I nod my head. I’m not sure I fully believe her, but I believe her enough that I’ll tell the story again. If I can. Because last time, I didn’t tell the story in full. Maybe this time I can.

“I’m thinking this might be a good place to stop, and pick up here on Thursday. That way we don’t get into anything too…hard.”

“Okay.” I agree with her. I’m not sure I want to talk about ugly stuff right now, even if my head is full of it.

“It might also let you think about it, that maybe you aren’t to blame for flipping the switch,” Bea suggests.

I shrug. I don’t know.

Bea says something about control, and that as long as I can think I hold some responsibility for what happened, I don’t have to give up control. So, in order to let go of self blame, I have to accept I had no control. In a way, blaming myself is protecting me from how horrible it really was.

“That’s really confusing, it almost doesn’t make sense,” I tell her.

“Well, yes, but do you understand?” She asks. It seems important to her that I can understand what she is explaining, even if I can’t change my thinking and my feelings.

“Yeah. I can understand.

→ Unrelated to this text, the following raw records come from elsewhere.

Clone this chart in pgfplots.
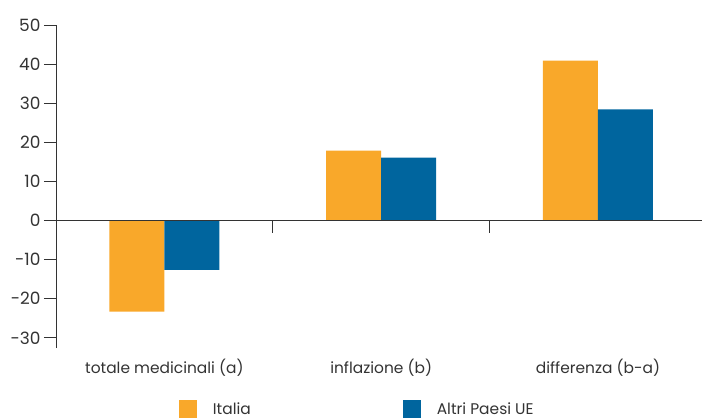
\documentclass[border=0pt]{standalone}
\usepackage{fontspec}
\setmainfont{Poppins}
\usepackage{pgfplots}
\pgfplotsset{compat=1.18}
\definecolor{itorange}{HTML}{F9A82A}
\definecolor{ueblue}{HTML}{00659E}
\definecolor{axgray}{HTML}{333333}
\begin{document}
\begin{tikzpicture}
\begin{axis}[
  scale only axis,
  width=646bp, height=323bp,
  xmin=-0.5, xmax=2.48,
  ymin=-32.6, ymax=50,
  ybar=0pt, bar width=55bp,
  axis y line=left,
  axis x line*=bottom,
  x axis line style={draw=none},
  y axis line style={-, draw=axgray, line width=0.8bp},
  xtick={0,1,2},
  xticklabels={totale medicinali (a), inflazione (b), differenza (b-a)},
  major x tick style={draw=none},
  ytick={-30,-20,-10,0,10,20,30,40,50},
  yticklabels={-30,-20,-10,0,10,20,30,40,50},
  ytick style={draw=axgray, line width=0.8bp},
  tick align=outside,
  major tick length=12bp,
  tick label style={font=\fontsize{15.5}{18}\selectfont, text=axgray},
  yticklabel style={font=\fontsize{17}{20}\selectfont},
  xticklabel style={yshift=4bp},
  legend columns=2,
  legend style={at={(rel axis cs:0.19,-0.16)}, anchor=north west, draw=none, inner sep=0pt,
    font=\fontsize{15.5}{18}\selectfont, text=axgray,
    /tikz/every even column/.append style={column sep=150bp}},
  legend image code/.code={\fill[#1] (0bp,-9bp) rectangle (18bp,9bp);},
  clip=false,
]
\addplot[fill=itorange, draw=none] coordinates {(0,-23.3) (1,17.9) (2,40.9)};
\addplot[fill=ueblue, draw=none] coordinates {(0,-12.6) (1,16.1) (2,28.4)};
\legend{\hspace{14bp}Italia, \hspace{14bp}Altri Paesi UE}
\draw[axgray, line width=0.8bp] (axis cs:-0.5,0) -- (axis cs:2.48,0);
\draw[axgray, line width=0.8bp] (axis cs:0.5,0) -- ([yshift=-12bp]axis cs:0.5,0);
\draw[axgray, line width=0.8bp] (axis cs:1.5,0) -- ([yshift=-12bp]axis cs:1.5,0);
\coordinate (SW) at (rel axis cs:0,0);
\coordinate (NE) at (rel axis cs:1,1);
\end{axis}
\pgfresetboundingbox
\path ([shift={(-56bp,-72bp)}]SW) rectangle ([shift={(0bp,25bp)}]NE);
\end{tikzpicture}
\end{document}
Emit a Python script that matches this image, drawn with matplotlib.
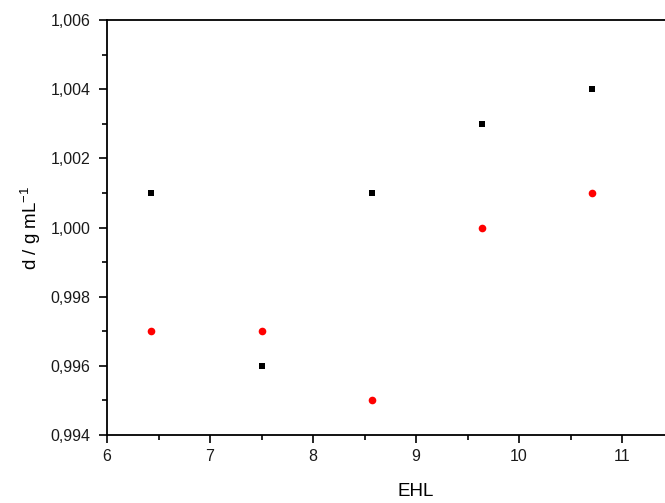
import matplotlib
matplotlib.use("Agg")
import matplotlib.pyplot as plt
from matplotlib.ticker import FixedLocator, MultipleLocator, FuncFormatter

plt.rcParams['font.family'] = ['Liberation Sans', 'DejaVu Sans']

ehl = [6.43, 7.5, 8.57, 9.64, 10.71]
d_black = [1.001, 0.996, 1.001, 1.003, 1.004]
d_red = [0.997, 0.997, 0.995, 1.000, 1.001]

W, H = 665, 503
fig = plt.figure(figsize=(W / 100, H / 100), dpi=100)
# axis runs 6..12 but the right part falls outside the canvas
ax = fig.add_axes([107 / W, (H - 435) / H, 618 / W, 415 / H])

ax.plot(ehl, d_black, 's', color='black', markersize=5, markeredgewidth=0)
ax.plot(ehl, d_red, 'o', color='red', markersize=5.5, markeredgewidth=0)

ax.set_xlim(6, 12)
ax.set_ylim(0.994, 1.006)
ax.xaxis.set_major_locator(FixedLocator([6, 7, 8, 9, 10, 11]))
ax.xaxis.set_minor_locator(FixedLocator([6.5, 7.5, 8.5, 9.5, 10.5]))
ax.yaxis.set_major_locator(MultipleLocator(0.002))
ax.yaxis.set_minor_locator(MultipleLocator(0.001))
ax.yaxis.set_major_formatter(FuncFormatter(lambda v, p: f"{v:.3f}".replace('.', ',')))

ax.tick_params(which='major', direction='out', length=6, width=1.2, labelsize=11.5,
               labelcolor='#1a1a1a')
ax.tick_params(axis='y', which='major', pad=6)
ax.tick_params(axis='x', which='major', pad=4)
ax.tick_params(which='minor', direction='out', length=3.5, width=1.2)
ax.tick_params(top=False, right=False, which='both')
for s in ax.spines.values():
    s.set_linewidth(1.3)
ax.spines['right'].set_visible(False)

ax.set_xlabel('EHL', fontsize=13.5, labelpad=14)
ax.set_ylabel('d / g mL$^{\\mathregular{-1}}$', fontsize=13.5, labelpad=5)

fig.savefig('out.png', dpi=100)
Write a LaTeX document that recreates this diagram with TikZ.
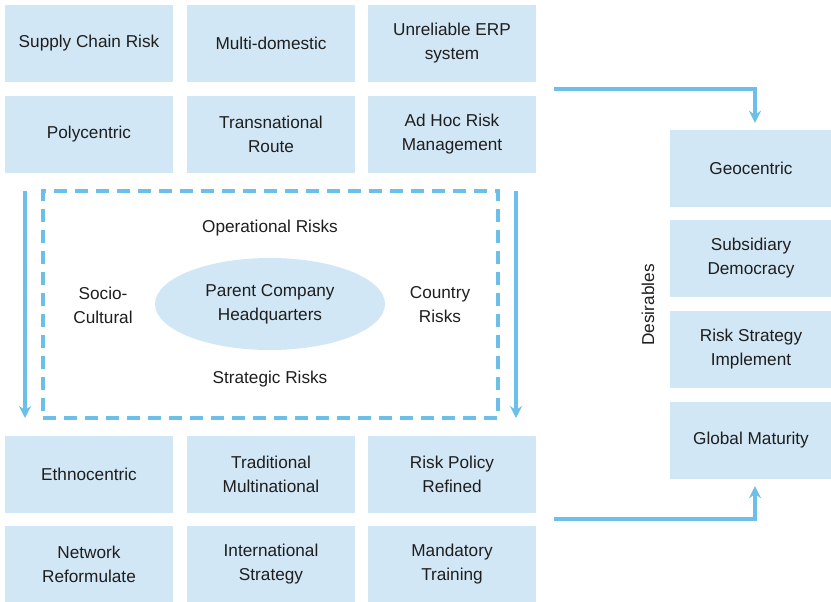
\documentclass[tikz,border=0pt]{standalone}
\usepackage{fontspec}
\setmainfont{Liberation Sans}
\usetikzlibrary{arrows.meta,shapes.geometric}
\definecolor{boxfill}{HTML}{D2E7F5}
\definecolor{arrowblue}{HTML}{6BBFE8}
\definecolor{txt}{HTML}{1E1E1E}
\tikzset{
  cell/.style={fill=boxfill, draw=none, minimum width=168pt, minimum height=77pt, align=center, text=txt, font=\fontsize{17.2}{24}\selectfont},
  rcell/.style={cell, minimum width=162pt},
  lbl/.style={align=center, text=txt, font=\fontsize{17.2}{24}\selectfont},
  flow/.style={draw=arrowblue, line width=3.4pt, -{Stealth[length=12pt,width=12pt,inset=4pt]}},
  frame/.style={draw=arrowblue, line width=3.4pt, dash pattern=on 13pt off 8pt, minimum width=455pt, minimum height=227pt}
}
\begin{document}
\begin{tikzpicture}[x=1pt,y=-1pt]
\useasboundingbox (0,0) rectangle (831,602);
% grid
\node[cell] (a1) at (89,43.5) {Supply Chain Risk};
\node[cell] (a2) at (271,43.5) {Multi-domestic};
\node[cell] (a3) at (452,43.5) {Unreliable ERP\\system};
\node[cell] (b1) at (89,134.5) {Polycentric};
\node[cell] (b2) at (271,134.5) {Transnational\\Route};
\node[cell] (b3) at (452,134.5) {Ad Hoc Risk\\Management};
\node[cell] (c1) at (89,474.5) {Ethnocentric};
\node[cell] (c2) at (271,474.5) {Traditional\\Multinational};
\node[cell] (c3) at (452,474.5) {Risk Policy\\Refined};
\node[cell] (d1) at (89,564.5) {Network\\Reformulate};
\node[cell] (d2) at (271,564.5) {International\\Strategy};
\node[cell] (d3) at (452,564.5) {Mandatory\\Training};
% right column
\node[rcell] (r1) at (751,168.5) {Geocentric};
\node[rcell] (r2) at (751,258.5) {Subsidiary\\Democracy};
\node[rcell] (r3) at (751,349.5) {Risk Strategy\\Implement};
\node[rcell] (r4) at (751,440.5) {Global Maturity};
\node[lbl, rotate=90] (des) at (648,305) {Desirables};
% centre
\node[frame] (fr) at (270.5,304.5) {};
\node[fill=boxfill, ellipse, minimum width=230pt, minimum height=92pt, inner sep=0pt, lbl] (hq) at (270,304) {Parent Company\\Headquarters};
\node[lbl] (op) at (270,228) {Operational Risks};
\node[lbl] (st) at (270,379) {Strategic Risks};
\node[lbl] (sc) at (103,305) {Socio-\\Cultural};
\node[lbl] (cr) at (440,305) {Country\\Risks};
% connectors
\coordinate (ts) at (554,89);
\coordinate (bs) at (554,519);
\coordinate (l1) at (25,191);
\coordinate (l2) at (25,418);
\coordinate (q1) at (516,191);
\coordinate (q2) at (516,418);
\draw[flow] (ts) -| ([xshift=4pt,yshift=7pt]r1.north);
\draw[flow] (bs) -| ([xshift=4pt,yshift=-7pt]r4.south);
\draw[flow] (l1) -- (l2);
\draw[flow] (q1) -- (q2);
\end{tikzpicture}
\end{document}
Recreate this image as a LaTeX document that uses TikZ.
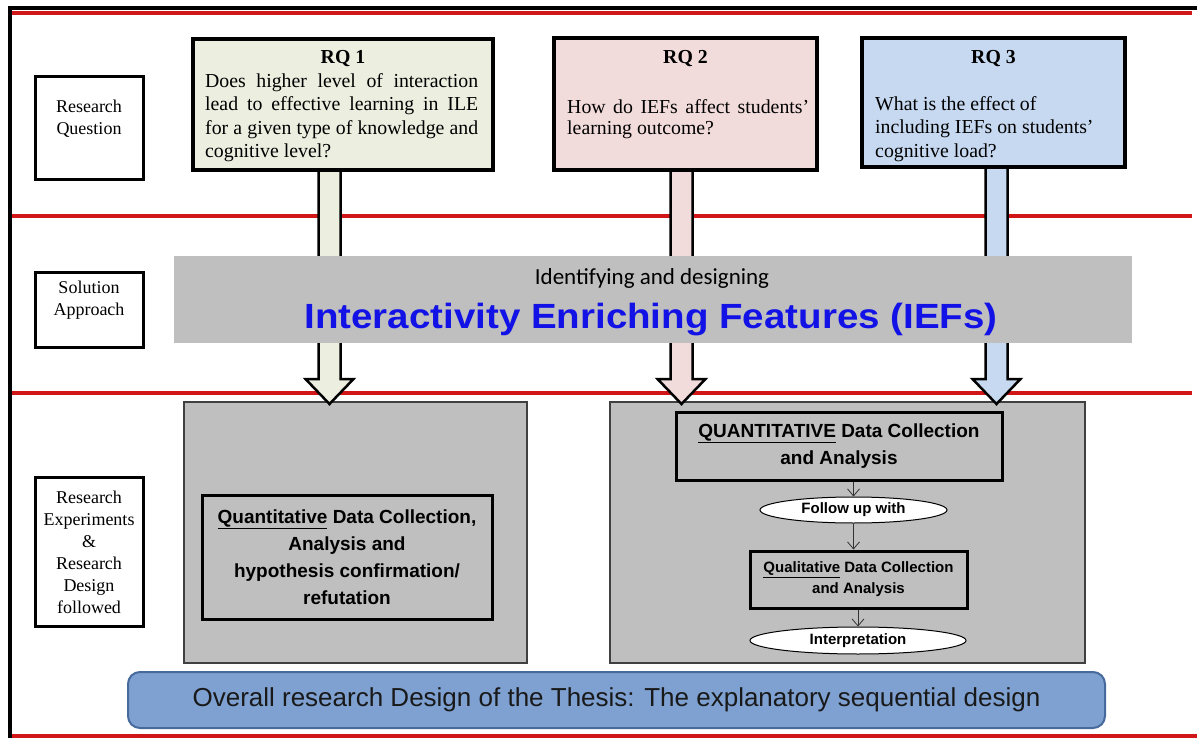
\documentclass[tikz,border=0pt]{standalone}
\usepackage{fontspec}
\setmainfont{Liberation Serif}
\setsansfont{Liberation Sans}
\newfontfamily\calibri{Carlito}
\usepackage{xcolor}
\usepackage{graphicx}
\usetikzlibrary{arrows.meta, shapes.geometric, calc}

\definecolor{rqgreen}{RGB}{236,238,224}
\definecolor{rqpink}{RGB}{242,220,219}
\definecolor{rqblue}{RGB}{198,217,241}
\definecolor{bandgray}{RGB}{191,191,191}
\definecolor{framered}{RGB}{208,22,22}
\definecolor{ieftext}{RGB}{18,18,230}
\definecolor{bannerblue}{RGB}{126,161,210}
\definecolor{bannerline}{RGB}{70,106,156}

\tikzset{
  labelbox/.style={draw, line width=3pt, fill=white},
  labeltext/.style={font=\fontsize{18pt}{22pt}\selectfont, align=center, inner sep=0pt},
  rqbox/.style={draw, line width=4pt},
  rqtext/.style={font=\fontsize{19.8pt}{23.5pt}\selectfont, align=left, inner sep=0pt},
  redline/.style={framered, line width=4pt},
  graybox/.style={draw=black!75, line width=1.2pt, fill=bandgray},
  databox/.style={draw, line width=3pt, align=center,
    font=\sffamily\bfseries\fontsize{19pt}{27pt}\selectfont},
  flowell/.style={ellipse, draw, line width=1pt, fill=white, inner sep=0pt,
    font=\sffamily\bfseries\fontsize{15pt}{18pt}\selectfont},
  flow/.style={-{Straight Barb[length=7pt, width=12pt]}, line width=0.8pt, black!80},
}

% block arrow from a box down to a tip
\newcommand{\fatarrow}[3]{%
  \draw[line width=2.5pt, fill=#3, line join=miter]
    let \p1=(#1), \p2=(#2) in
    (\x1-11pt,\y1) -- (\x1-11pt,\y2+25pt) -- (\x1-24pt,\y2+25pt) -- (\x2,\y2)
    -- (\x1+24pt,\y2+25pt) -- (\x1+11pt,\y2+25pt) -- (\x1+11pt,\y1);}

\begin{document}
\begin{tikzpicture}[x=1pt, y=-1pt]
\useasboundingbox (0,0) rectangle (1197,738);

% frame
\draw[redline] (12,13) -- (1192,13);
\draw[line width=4pt] (10,738) -- (10,8) -- (1197,8);
\draw[redline] (12,216) -- (1192,216);
\draw[redline] (12,393) -- (1192,393);
\draw[redline] (12,736) -- (1197,736);

% row labels
\node[labelbox, minimum width=108pt, minimum height=103pt] (rqlabel) at (89,128.5) {};
\node[labeltext] (rqlabeltext) at (89,119) {Research\\Question};
\node[labelbox, minimum width=108pt, minimum height=75pt] (sollabel) at (89,309.5) {};
\node[labeltext] (sollabeltext) at (89,300) {Solution\\Approach};
\node[labelbox, minimum width=108pt, minimum height=149pt] (explabel) at (89,551.5) {};
\node[labeltext] (explabeltext) at (89,552) {Research\\Experiments\\\&\\Research\\Design\\followed};

% experiment panels
\node[graybox, minimum width=343pt, minimum height=261pt] (leftexp) at (355.5,532.5) {};
\node[graybox, minimum width=475pt, minimum height=261pt] (rightexp) at (847.5,532.5) {};

% arrows from the questions
\coordinate (tip1) at (329.5,404);
\coordinate (tip2) at (681.5,404);
\coordinate (tip3) at (996.5,404);
\node[rqbox, minimum width=300pt, minimum height=131pt] (rq1) at (343,104.5) {};
\node[rqbox, minimum width=263pt, minimum height=132pt] (rq2) at (685.5,104) {};
\node[rqbox, minimum width=263pt, minimum height=129pt] (rq3) at (993.5,102.5) {};
\fatarrow{rq1.south -| tip1}{tip1}{rqgreen}
\fatarrow{rq2.south -| tip2}{tip2}{rqpink}
\fatarrow{rq3.south -| tip3}{tip3}{rqblue}

% research questions
\node[rqbox, fill=rqgreen, minimum width=300pt, minimum height=131pt] at (rq1) {};
\node[rqbox, fill=rqpink, minimum width=263pt, minimum height=132pt] at (rq2) {};
\node[rqbox, fill=rqblue, minimum width=263pt, minimum height=129pt] at (rq3) {};
\node[rqtext] (rq1title) at (343,59) {\bfseries RQ 1};
\node[rqtext, anchor=north west] (rq1text) at (205,73) {%
  \makebox[273pt][s]{Does higher level of interaction}\\
  \makebox[273pt][s]{lead to effective learning in ILE}\\
  \makebox[273pt][s]{for a given type of knowledge and}\\
  cognitive level?};
\node[rqtext] (rq2title) at (685.5,59) {\bfseries RQ 2};
\node[rqtext, anchor=north west, font=\fontsize{19.8pt}{21pt}\selectfont] (rq2text) at (567,99) {%
  \makebox[242pt][s]{How do IEFs affect students'}\\
  learning outcome?};
\node[rqtext] (rq3title) at (993.5,59) {\bfseries RQ 3};
\node[rqtext, anchor=north west] (rq3text) at (875,96) {%
  What is the effect of\\
  including IEFs on students'\\
  cognitive load?};

% solution approach band
\node[fill=bandgray, minimum width=958pt, minimum height=87pt] (band) at (653,299.5) {};
\node[font=\calibri\fontsize{23pt}{26pt}\selectfont] (bandtop) at (652,278) {Identifying and designing};
\node[font=\sffamily\bfseries\fontsize{35pt}{40pt}\selectfont, text=ieftext] (bandmain) at (651,320)
  {\scalebox{1.1}[1]{Interactivity Enriching Features (IEFs)}};

% left experiment
\node[databox, minimum width=290pt, minimum height=124pt] (quant) at (347,557)
  {\underline{Quantitative} Data Collection,\\Analysis and\\hypothesis confirmation/\\refutation};

% right experiment
\node[databox, minimum width=326pt, minimum height=68pt] (quanti) at (839,446)
  {\underline{QUANTITATIVE} Data Collection\\and Analysis};
\node[flowell, minimum width=187pt, minimum height=26pt] (follow) at (853.5,510) {Follow up with};
\node[databox, font=\sffamily\bfseries\fontsize{15pt}{21pt}\selectfont,
  minimum width=217pt, minimum height=57pt] (quali) at (858.5,579.5)
  {\underline{Qualitative} Data Collection\\and Analysis};
\node[flowell, minimum width=216pt, minimum height=27pt] (interp) at (858,640.5) {Interpretation};
\draw[flow] (quanti.south -| follow.north) -- (follow.north);
\draw[flow] (follow.south) -- (quali.north -| follow.south);
\draw[flow] (quali.south -| interp.north) -- (interp.north);

% banner
\node[draw=bannerline, line width=2pt, fill=bannerblue, rounded corners=12pt,
  minimum width=977pt, minimum height=56pt, text=black!90,
  font=\sffamily\fontsize{26pt}{30pt}\selectfont] (banner) at (616.5,700)
  {Overall research Design of the Thesis: The explanatory sequential design};

\end{tikzpicture}
\end{document}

Now, let’s talk about something good. I have to be able to go to the grocery store and function.”

Bea laughs, and asks what I have to get at the grocery store. This leads to an explanation of Hubby’s new fancy gourmet grilled cheese obsession, and what I exactly I do to make the grilled cheese– homemade bread, two kinds of cheese, turkey, bacon, tomato, jalapeños, and horseradish sauce. Bea agrees that is fancy.

I leave laughing, promising to share my easy bread recipe if she ever wants it. I feel like things are okay, even if I have a lot to think about.